Bradley Cooper delivers plenty of emotions, besides gunshots, in American Sniper.Bradley Cooper delivers plenty of emotions, besides gunshots, in American Sniper.

American Sniper (2014)
Certified: 12
Duration: 133 minutes
Directed by: Clint Eastwood
Starring: Bradley Cooper, Sienna Miller, Max Charles, Luke Grimes, Kyle Gallner, Sam Yaeger, Sammy Sheik, Jake McDorman, Cory Hardrict, Navid Negahban, Eric Close
KRS Releasing Ltd

American Sniper is currently storming the US box office after bringing in six Academy Award nominations and happily raising plenty of discussion.

The film, based on Chris Kyle’s autobiography American Sniper: The Autobiography of the Most Lethal Sniper in US Military History published in 2012, sees director Clint Eastwood returning to form.

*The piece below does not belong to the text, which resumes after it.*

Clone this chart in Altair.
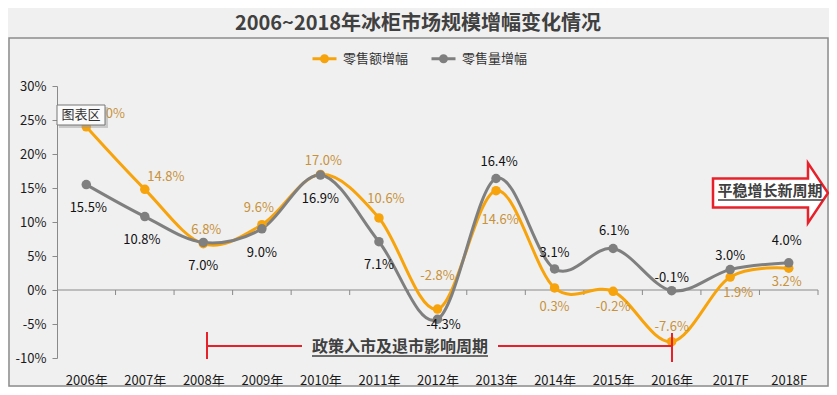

The plot is set in 1998. Bradley Cooper plays Chris Kyle who is on the road to become a rodeo rider. All his life, he has followed his father’s credo, that there are three kinds of people: sheep, wolves and sheepdogs, meaning that there always needs to be someone to protect the others, otherwise the innocents will suffer. A number of events eventually lead Chris to enrol and become a Navy Seal.

He subsequently meets Taya (Sienna Miller), the two get married and he ends up deployed for military duty.

Chris becomes a sniper and is sent to Iraq. He is often accompanied by Marc Lee (Luke Grimes) who is also a Seal officer. Soon he becomes very good at killing people and he becomes well renowned for his skills.

Chris’s tours of duty and each subsequent kill start having an effect on him, his personality, his way of thinking and behaviour. This is not an easy life for him to cope with especially now that he is a father.

Central to the film is the charismatic pairing of Eastwood and Cooper. Eastwood has always been enamoured, both as director and as an actor, of heroes that are besieged on all fronts; silent heroes who rigidly keep from letting out the doubts and insecurities that are boiling inside of them.

Cooper is easily one of the Academy Award’s top contenders as we see him fighting an inner war, trying to dull the emotions inside him by investing so much in war.

Under Eastwood’s firm hand, Cooper and, even more so, Miller, do not enter into any over-the-top melodramatic performances that are so symbolic of this genre to bring out patriotic fervour. Instead, the performances show the numbness that living such a life can eventually lead to.

It’s very difficult to resist the allure of Eastwood’s direction who at 84 shows he still has more muscle than other younger directors. He builds the film like a thriller and delivers many messages along the way. He is helped in no small way by the cinematography of Tom Stern which is colourful, vibrant and gives both the urban war environment of Iraq and also what happens at the home front a life of their own.

The film is tight, strong and melancholic in its own manner, the ending is in its own manner ironic and leaves one with a variety of mixed emotions.